Mi sembra che il nostro mondo in guerra guardi solo al passato e non voglia rinnovarsi. Viviamo di posizionamenti, di bolle mediatiche o social, di riaffermazioni ripetute che non si fanno mettere in crisi da ciò che può accadere.

Forse è per questo che le parole e le iniziative di pace scarseggiano. Quelle parole e quei gesti ideali, unitivi, che pure hanno attraversato i decenni della Guerra Fredda - certo con notevoli ipocrisie e strumentalizzazioni - e che hanno nutrito ed educato intere generazioni, ora non li si ritrova più. Un lessico di pace si registra ancora in alcuni ambiti particolari come le chiese, oppure a scuola o in università. Ma il mondo della politica e di parte dei media va in un’altra direzione, e giudica la parola “pace” alla stregua di un sogno ingenuo. I decisori della politica e di parte dell’informazione non parlano di pace. Piuttosto, sono divenuti esperti di armi e strategie militari. Eppure, la guerra sacrifica il futuro e anche i bambini, in particolare quelli degli altri.

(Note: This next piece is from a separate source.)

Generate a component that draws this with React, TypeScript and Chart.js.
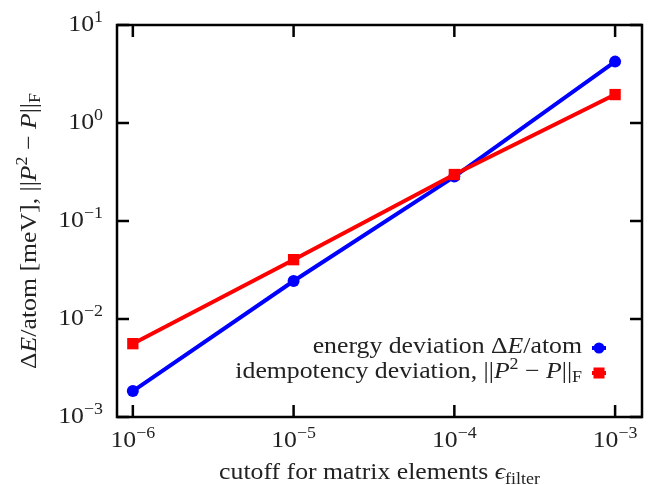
import React, { useEffect, useRef } from "react";
import { Chart, registerables } from "chart.js";

Chart.register(...registerables);

const cutoffs = [1e-6, 1e-5, 1e-4, 1e-3];
const energyDev = [0.00184, 0.0244, 0.284, 4.23];
const idempDev = [0.0056, 0.0403, 0.298, 1.95];
const xTickExps = [-6, -5, -4, -3];
const yTickExps = [-3, -2, -1, 0, 1];
const xMin = 7.97e-7;
const xMax = 1.47e-3;
const yMin = 1e-3;
const yMax = 10;

const BLUE = "#0000ff";
const RED = "#ff0000";
const FONT = '"Liberation Serif", "Times New Roman", serif';
const STRETCH = 1.12;
const BASE = 23;
const SMALL = 16;

type Run = { t: string; size?: number; italic?: boolean; dy?: number };

function runFont(r: Run) {
  return `${r.italic ? "italic " : ""}${r.size || BASE}px ${FONT}`;
}

function measureRuns(ctx: CanvasRenderingContext2D, runs: Run[]) {
  let w = 0;
  for (const r of runs) {
    ctx.font = runFont(r);
    w += ctx.measureText(r.t).width * STRETCH;
  }
  return w;
}

function drawRuns(
  ctx: CanvasRenderingContext2D,
  runs: Run[],
  x: number,
  y: number,
  align: "left" | "right" | "center"
) {
  const w = measureRuns(ctx, runs);
  let x0 = x;
  if (align === "right") x0 = x - w;
  else if (align === "center") x0 = x - w / 2;
  ctx.save();
  ctx.translate(x0, y);
  ctx.scale(STRETCH, 1);
  ctx.textAlign = "left";
  ctx.textBaseline = "alphabetic";
  ctx.fillStyle = "#222";
  let cx = 0;
  for (const r of runs) {
    ctx.font = runFont(r);
    ctx.fillText(r.t, cx, r.dy || 0);
    cx += ctx.measureText(r.t).width;
  }
  ctx.restore();
}

function powRuns(e: number): Run[] {
  const s = e < 0 ? "\u2212" + Math.abs(e) : String(e);
  return [{ t: "10" }, { t: s, size: SMALL, dy: -9 }];
}

const yTitleRuns: Run[] = [
  { t: "\u0394" },
  { t: "E", italic: true },
  { t: "/atom [meV], ||" },
  { t: "P", italic: true },
  { t: "2", size: SMALL, dy: -9 },
  { t: " \u2212 " },
  { t: "P", italic: true },
  { t: "||" },
  { t: "F", size: SMALL, dy: 4 },
];

const xTitleRuns: Run[] = [
  { t: "cutoff for matrix elements " },
  { t: "\u03f5", italic: true },
  { t: "filter", size: SMALL, dy: 5 },
];

const legend1Runs: Run[] = [
  { t: "energy deviation \u0394" },
  { t: "E", italic: true },
  { t: "/atom" },
];

const legend2Runs: Run[] = [
  { t: "idempotency deviation, ||" },
  { t: "P", italic: true },
  { t: "2", size: SMALL, dy: -9 },
  { t: " \u2212 " },
  { t: "P", italic: true },
  { t: "||" },
  { t: "F", size: SMALL, dy: 4 },
];

const decorPlugin = {
  id: "decor",
  afterDraw(chart: any) {
    const ctx: CanvasRenderingContext2D = chart.ctx;
    const a = chart.chartArea;
    const xs = chart.scales.x;
    const ys = chart.scales.y;
    const tick = 12;
    ctx.save();
    ctx.strokeStyle = "#000";
    ctx.lineWidth = 2.5;
    ctx.strokeRect(a.left, a.top, a.right - a.left, a.bottom - a.top);
    ctx.beginPath();
    for (const e of xTickExps) {
      const px = xs.getPixelForValue(Math.pow(10, e));
      ctx.moveTo(px, a.bottom);
      ctx.lineTo(px, a.bottom - tick);
      ctx.moveTo(px, a.top);
      ctx.lineTo(px, a.top + tick);
    }
    for (const e of yTickExps) {
      const py = ys.getPixelForValue(Math.pow(10, e));
      ctx.moveTo(a.left, py);
      ctx.lineTo(a.left + tick, py);
      ctx.moveTo(a.right, py);
      ctx.lineTo(a.right - tick, py);
    }
    ctx.stroke();
    ctx.restore();

    for (const e of xTickExps) {
      const px = xs.getPixelForValue(Math.pow(10, e));
      drawRuns(ctx, powRuns(e), px, a.bottom + 30, "center");
    }
    for (const e of yTickExps) {
      const py = ys.getPixelForValue(Math.pow(10, e));
      drawRuns(ctx, powRuns(e), a.left - 14, py + 6, "right");
    }

    drawRuns(ctx, xTitleRuns, (a.left + a.right) / 2, a.bottom + 62, "center");

    ctx.save();
    ctx.translate(36, (a.top + a.bottom) / 2 + 10);
    ctx.rotate(-Math.PI / 2);
    drawRuns(ctx, yTitleRuns, 0, 0, "center");
    ctx.restore();

    // legend
    const lx = a.right - 43;
    const textRight = lx - 17;
    const ly1 = a.top + 323;
    const ly2 = ly1 + 25;
    drawRuns(ctx, legend1Runs, textRight, ly1 + 5, "right");
    drawRuns(ctx, legend2Runs, textRight, ly2 + 5, "right");
    ctx.save();
    ctx.lineWidth = 4;
    ctx.strokeStyle = BLUE;
    ctx.beginPath();
    ctx.moveTo(lx - 7, ly1);
    ctx.lineTo(lx + 7, ly1);
    ctx.stroke();
    ctx.fillStyle = BLUE;
    ctx.beginPath();
    ctx.arc(lx, ly1, 5.5, 0, Math.PI * 2);
    ctx.fill();
    ctx.strokeStyle = RED;
    ctx.beginPath();
    ctx.moveTo(lx - 7, ly2);
    ctx.lineTo(lx + 7, ly2);
    ctx.stroke();
    ctx.fillStyle = RED;
    ctx.fillRect(lx - 5.5, ly2 - 5.5, 11, 11);
    ctx.restore();
  },
};

export default function App() {
  const ref = useRef<HTMLCanvasElement | null>(null);
  useEffect(() => {
    document.body.style.margin = "0";
    const canvas = ref.current!;
    const chart = new Chart(canvas, {
      type: "line",
      data: {
        datasets: [
          {
            label: "energy deviation",
            data: cutoffs.map((x, i) => ({ x, y: energyDev[i] })),
            borderColor: BLUE,
            backgroundColor: BLUE,
            borderWidth: 4,
            pointStyle: "circle",
            pointRadius: 6,
            pointBorderWidth: 0,
            pointBackgroundColor: BLUE,
            order: 1,
          },
          {
            label: "idempotency deviation",
            data: cutoffs.map((x, i) => ({ x, y: idempDev[i] })),
            borderColor: RED,
            backgroundColor: RED,
            borderWidth: 4,
            pointStyle: "rect",
            pointRadius: 8,
            pointBorderWidth: 0,
            pointBackgroundColor: RED,
            order: 0,
          },
        ],
      },
      options: {
        responsive: false,
        animation: false,
        layout: { padding: { left: 117, top: 25, right: 2, bottom: 68 } },
        plugins: { legend: { display: false }, tooltip: { enabled: false } },
        scales: {
          x: { type: "logarithmic", min: xMin, max: xMax, display: false },
          y: { type: "logarithmic", min: yMin, max: yMax, display: false },
        },
      },
      plugins: [decorPlugin],
    } as any);
    return () => chart.destroy();
  }, []);
  return (
    <div style={{ width: 650, height: 485 }}>
      <canvas ref={ref} width={650} height={485} />
    </div>
  );
}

Non sarà - allora - che c’entriamo anche noi in questa strage senza fine di minori ai quattro angoli del mondo? Che dovrebbe cambiare qualcosa anche in Europa perché cambi finalmente in Congo, in Ucraina, a Gaza? Non sarà che i bambini chiedono anche a noi quella novità e quel futuro che gli è stato negato? Una novità e un futuro che, a ben guardare, salverebbe tutti. Anche noi adulti.